Data shown:
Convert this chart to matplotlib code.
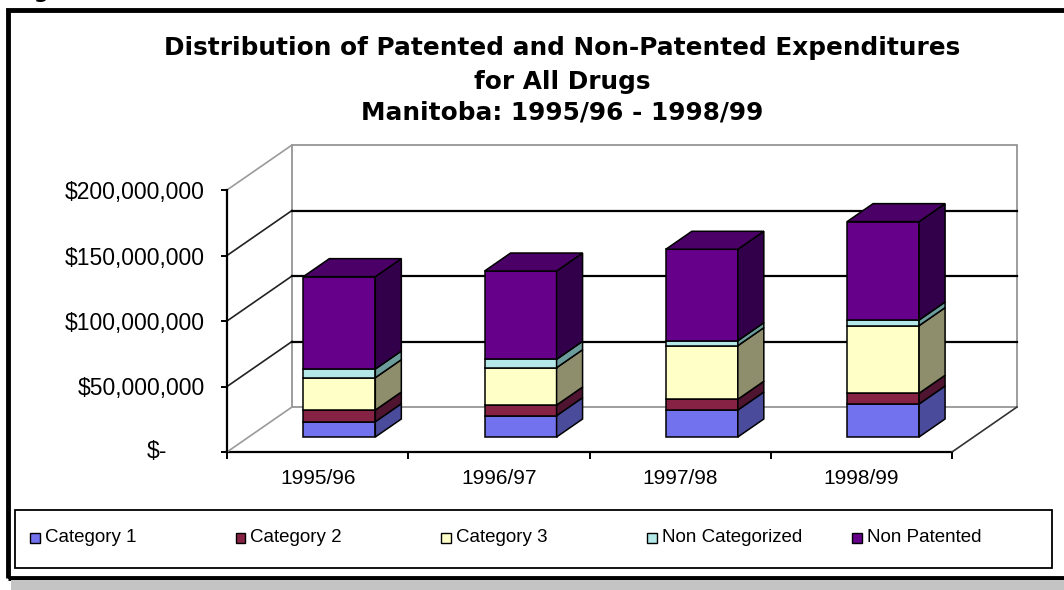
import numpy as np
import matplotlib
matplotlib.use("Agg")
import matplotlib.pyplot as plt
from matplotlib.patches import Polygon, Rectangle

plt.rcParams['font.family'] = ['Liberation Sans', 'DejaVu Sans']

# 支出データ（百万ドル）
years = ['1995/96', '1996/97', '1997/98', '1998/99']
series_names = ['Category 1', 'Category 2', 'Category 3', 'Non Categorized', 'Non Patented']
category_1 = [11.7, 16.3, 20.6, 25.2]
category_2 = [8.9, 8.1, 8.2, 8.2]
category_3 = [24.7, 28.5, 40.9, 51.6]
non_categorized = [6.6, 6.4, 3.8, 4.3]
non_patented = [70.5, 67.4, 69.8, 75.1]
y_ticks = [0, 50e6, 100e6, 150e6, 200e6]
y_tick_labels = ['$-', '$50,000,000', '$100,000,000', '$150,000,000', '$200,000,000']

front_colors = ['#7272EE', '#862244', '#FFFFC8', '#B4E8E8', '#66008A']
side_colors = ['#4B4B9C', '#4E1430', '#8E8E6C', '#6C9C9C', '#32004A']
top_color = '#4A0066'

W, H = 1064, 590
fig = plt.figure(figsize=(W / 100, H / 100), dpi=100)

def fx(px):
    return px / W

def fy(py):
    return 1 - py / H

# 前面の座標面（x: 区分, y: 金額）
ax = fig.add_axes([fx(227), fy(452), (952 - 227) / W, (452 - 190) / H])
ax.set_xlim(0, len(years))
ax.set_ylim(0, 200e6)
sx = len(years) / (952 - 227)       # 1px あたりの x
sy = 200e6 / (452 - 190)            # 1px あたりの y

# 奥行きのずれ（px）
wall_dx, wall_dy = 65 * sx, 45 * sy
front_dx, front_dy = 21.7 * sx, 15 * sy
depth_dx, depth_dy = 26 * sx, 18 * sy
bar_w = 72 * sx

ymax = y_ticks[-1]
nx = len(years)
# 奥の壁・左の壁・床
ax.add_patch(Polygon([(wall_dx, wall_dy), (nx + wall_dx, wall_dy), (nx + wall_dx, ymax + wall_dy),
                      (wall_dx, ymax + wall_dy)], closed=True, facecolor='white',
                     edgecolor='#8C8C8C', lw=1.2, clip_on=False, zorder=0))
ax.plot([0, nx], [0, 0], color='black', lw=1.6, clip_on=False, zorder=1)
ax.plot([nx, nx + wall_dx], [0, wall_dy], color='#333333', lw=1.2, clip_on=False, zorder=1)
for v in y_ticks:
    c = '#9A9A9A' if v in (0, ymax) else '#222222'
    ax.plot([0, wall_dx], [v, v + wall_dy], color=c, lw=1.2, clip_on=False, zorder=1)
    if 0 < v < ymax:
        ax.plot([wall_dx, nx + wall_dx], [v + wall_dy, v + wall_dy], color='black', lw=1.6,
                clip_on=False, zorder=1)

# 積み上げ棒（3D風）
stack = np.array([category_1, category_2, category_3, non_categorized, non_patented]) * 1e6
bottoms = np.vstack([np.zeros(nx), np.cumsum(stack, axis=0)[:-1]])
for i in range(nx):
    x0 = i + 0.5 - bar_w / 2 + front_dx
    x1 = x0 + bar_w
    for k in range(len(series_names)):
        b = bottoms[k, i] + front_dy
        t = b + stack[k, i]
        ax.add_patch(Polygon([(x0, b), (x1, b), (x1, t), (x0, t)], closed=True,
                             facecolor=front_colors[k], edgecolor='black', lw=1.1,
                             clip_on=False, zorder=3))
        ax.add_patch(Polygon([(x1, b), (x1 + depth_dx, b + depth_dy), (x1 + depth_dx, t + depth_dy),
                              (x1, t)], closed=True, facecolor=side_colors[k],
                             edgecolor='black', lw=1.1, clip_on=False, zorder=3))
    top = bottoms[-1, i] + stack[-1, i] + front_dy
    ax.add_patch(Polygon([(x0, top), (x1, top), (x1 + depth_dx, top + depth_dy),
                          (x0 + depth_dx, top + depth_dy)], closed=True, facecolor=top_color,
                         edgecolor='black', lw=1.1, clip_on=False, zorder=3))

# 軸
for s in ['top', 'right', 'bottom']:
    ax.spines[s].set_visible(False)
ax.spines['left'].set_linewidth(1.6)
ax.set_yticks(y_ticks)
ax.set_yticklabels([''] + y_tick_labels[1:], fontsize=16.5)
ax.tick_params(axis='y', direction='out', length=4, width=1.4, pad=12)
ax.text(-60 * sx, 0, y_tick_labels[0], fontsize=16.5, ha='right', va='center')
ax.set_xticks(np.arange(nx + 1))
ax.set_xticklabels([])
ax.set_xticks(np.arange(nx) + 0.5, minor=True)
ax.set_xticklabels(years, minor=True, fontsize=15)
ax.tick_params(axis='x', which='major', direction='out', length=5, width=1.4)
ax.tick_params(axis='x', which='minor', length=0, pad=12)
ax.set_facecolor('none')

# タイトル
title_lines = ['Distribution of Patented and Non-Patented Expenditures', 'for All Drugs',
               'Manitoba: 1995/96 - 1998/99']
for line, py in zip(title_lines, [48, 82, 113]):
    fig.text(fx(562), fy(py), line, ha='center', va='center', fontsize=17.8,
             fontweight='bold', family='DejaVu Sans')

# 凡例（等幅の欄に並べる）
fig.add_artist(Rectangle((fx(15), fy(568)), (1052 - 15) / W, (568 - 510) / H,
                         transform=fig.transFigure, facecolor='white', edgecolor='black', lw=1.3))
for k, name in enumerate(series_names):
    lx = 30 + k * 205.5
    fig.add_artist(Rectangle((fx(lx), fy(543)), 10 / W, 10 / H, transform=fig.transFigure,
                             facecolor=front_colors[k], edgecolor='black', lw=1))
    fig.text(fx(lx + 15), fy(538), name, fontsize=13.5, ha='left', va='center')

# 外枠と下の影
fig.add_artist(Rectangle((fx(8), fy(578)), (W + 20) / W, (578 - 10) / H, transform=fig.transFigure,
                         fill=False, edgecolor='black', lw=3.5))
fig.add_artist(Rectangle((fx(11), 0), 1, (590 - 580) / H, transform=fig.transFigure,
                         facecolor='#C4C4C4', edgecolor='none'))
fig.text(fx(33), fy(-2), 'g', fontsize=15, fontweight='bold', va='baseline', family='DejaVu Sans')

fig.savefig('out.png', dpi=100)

Instruction:
Copy each line above precisely, dropping the pictures.

Response to the exercise:
Convert this chart to matplotlib code.
import numpy as np
import matplotlib
matplotlib.use("Agg")
import matplotlib.pyplot as plt
from matplotlib.patches import Polygon, Rectangle

plt.rcParams['font.family'] = ['Liberation Sans', 'DejaVu Sans']

# 支出データ（百万ドル）
years = ['1995/96', '1996/97', '1997/98', '1998/99']
series_names = ['Category 1', 'Category 2', 'Category 3', 'Non Categorized', 'Non Patented']
category_1 = [11.7, 16.3, 20.6, 25.2]
category_2 = [8.9, 8.1, 8.2, 8.2]
category_3 = [24.7, 28.5, 40.9, 51.6]
non_categorized = [6.6, 6.4, 3.8, 4.3]
non_patented = [70.5, 67.4, 69.8, 75.1]
y_ticks = [0, 50e6, 100e6, 150e6, 200e6]
y_tick_labels = ['$-', '$50,000,000', '$100,000,000', '$150,000,000', '$200,000,000']

front_colors = ['#7272EE', '#862244', '#FFFFC8', '#B4E8E8', '#66008A']
side_colors = ['#4B4B9C', '#4E1430', '#8E8E6C', '#6C9C9C', '#32004A']
top_color = '#4A0066'

W, H = 1064, 590
fig = plt.figure(figsize=(W / 100, H / 100), dpi=100)

def fx(px):
    return px / W

def fy(py):
    return 1 - py / H

# 前面の座標面（x: 区分, y: 金額）
ax = fig.add_axes([fx(227), fy(452), (952 - 227) / W, (452 - 190) / H])
ax.set_xlim(0, len(years))
ax.set_ylim(0, 200e6)
sx = len(years) / (952 - 227)       # 1px あたりの x
sy = 200e6 / (452 - 190)            # 1px あたりの y

# 奥行きのずれ（px）
wall_dx, wall_dy = 65 * sx, 45 * sy
front_dx, front_dy = 21.7 * sx, 15 * sy
depth_dx, depth_dy = 26 * sx, 18 * sy
bar_w = 72 * sx

ymax = y_ticks[-1]
nx = len(years)
# 奥の壁・左の壁・床
ax.add_patch(Polygon([(wall_dx, wall_dy), (nx + wall_dx, wall_dy), (nx + wall_dx, ymax + wall_dy),
                      (wall_dx, ymax + wall_dy)], closed=True, facecolor='white',
                     edgecolor='#8C8C8C', lw=1.2, clip_on=False, zorder=0))
ax.plot([0, nx], [0, 0], color='black', lw=1.6, clip_on=False, zorder=1)
ax.plot([nx, nx + wall_dx], [0, wall_dy], color='#333333', lw=1.2, clip_on=False, zorder=1)
for v in y_ticks:
    c = '#9A9A9A' if v in (0, ymax) else '#222222'
    ax.plot([0, wall_dx], [v, v + wall_dy], color=c, lw=1.2, clip_on=False, zorder=1)
    if 0 < v < ymax:
        ax.plot([wall_dx, nx + wall_dx], [v + wall_dy, v + wall_dy], color='black', lw=1.6,
                clip_on=False, zorder=1)

# 積み上げ棒（3D風）
stack = np.array([category_1, category_2, category_3, non_categorized, non_patented]) * 1e6
bottoms = np.vstack([np.zeros(nx), np.cumsum(stack, axis=0)[:-1]])
for i in range(nx):
    x0 = i + 0.5 - bar_w / 2 + front_dx
    x1 = x0 + bar_w
    for k in range(len(series_names)):
        b = bottoms[k, i] + front_dy
        t = b + stack[k, i]
        ax.add_patch(Polygon([(x0, b), (x1, b), (x1, t), (x0, t)], closed=True,
                             facecolor=front_colors[k], edgecolor='black', lw=1.1,
                             clip_on=False, zorder=3))
        ax.add_patch(Polygon([(x1, b), (x1 + depth_dx, b + depth_dy), (x1 + depth_dx, t + depth_dy),
                              (x1, t)], closed=True, facecolor=side_colors[k],
                             edgecolor='black', lw=1.1, clip_on=False, zorder=3))
    top = bottoms[-1, i] + stack[-1, i] + front_dy
    ax.add_patch(Polygon([(x0, top), (x1, top), (x1 + depth_dx, top + depth_dy),
                          (x0 + depth_dx, top + depth_dy)], closed=True, facecolor=top_color,
                         edgecolor='black', lw=1.1, clip_on=False, zorder=3))

# 軸
for s in ['top', 'right', 'bottom']:
    ax.spines[s].set_visible(False)
ax.spines['left'].set_linewidth(1.6)
ax.set_yticks(y_ticks)
ax.set_yticklabels([''] + y_tick_labels[1:], fontsize=16.5)
ax.tick_params(axis='y', direction='out', length=4, width=1.4, pad=12)
ax.text(-60 * sx, 0, y_tick_labels[0], fontsize=16.5, ha='right', va='center')
ax.set_xticks(np.arange(nx + 1))
ax.set_xticklabels([])
ax.set_xticks(np.arange(nx) + 0.5, minor=True)
ax.set_xticklabels(years, minor=True, fontsize=15)
ax.tick_params(axis='x', which='major', direction='out', length=5, width=1.4)
ax.tick_params(axis='x', which='minor', length=0, pad=12)
ax.set_facecolor('none')

# タイトル
title_lines = ['Distribution of Patented and Non-Patented Expenditures', 'for All Drugs',
               'Manitoba: 1995/96 - 1998/99']
for line, py in zip(title_lines, [48, 82, 113]):
    fig.text(fx(562), fy(py), line, ha='center', va='center', fontsize=17.8,
             fontweight='bold', family='DejaVu Sans')

# 凡例（等幅の欄に並べる）
fig.add_artist(Rectangle((fx(15), fy(568)), (1052 - 15) / W, (568 - 510) / H,
                         transform=fig.transFigure, facecolor='white', edgecolor='black', lw=1.3))
for k, name in enumerate(series_names):
    lx = 30 + k * 205.5
    fig.add_artist(Rectangle((fx(lx), fy(543)), 10 / W, 10 / H, transform=fig.transFigure,
                             facecolor=front_colors[k], edgecolor='black', lw=1))
    fig.text(fx(lx + 15), fy(538), name, fontsize=13.5, ha='left', va='center')

# 外枠と下の影
fig.add_artist(Rectangle((fx(8), fy(578)), (W + 20) / W, (578 - 10) / H, transform=fig.transFigure,
                         fill=False, edgecolor='black', lw=3.5))
fig.add_artist(Rectangle((fx(11), 0), 1, (590 - 580) / H, transform=fig.transFigure,
                         facecolor='#C4C4C4', edgecolor='none'))
fig.text(fx(33), fy(-2), 'g', fontsize=15, fontweight='bold', va='baseline', family='DejaVu Sans')

fig.savefig('out.png', dpi=100)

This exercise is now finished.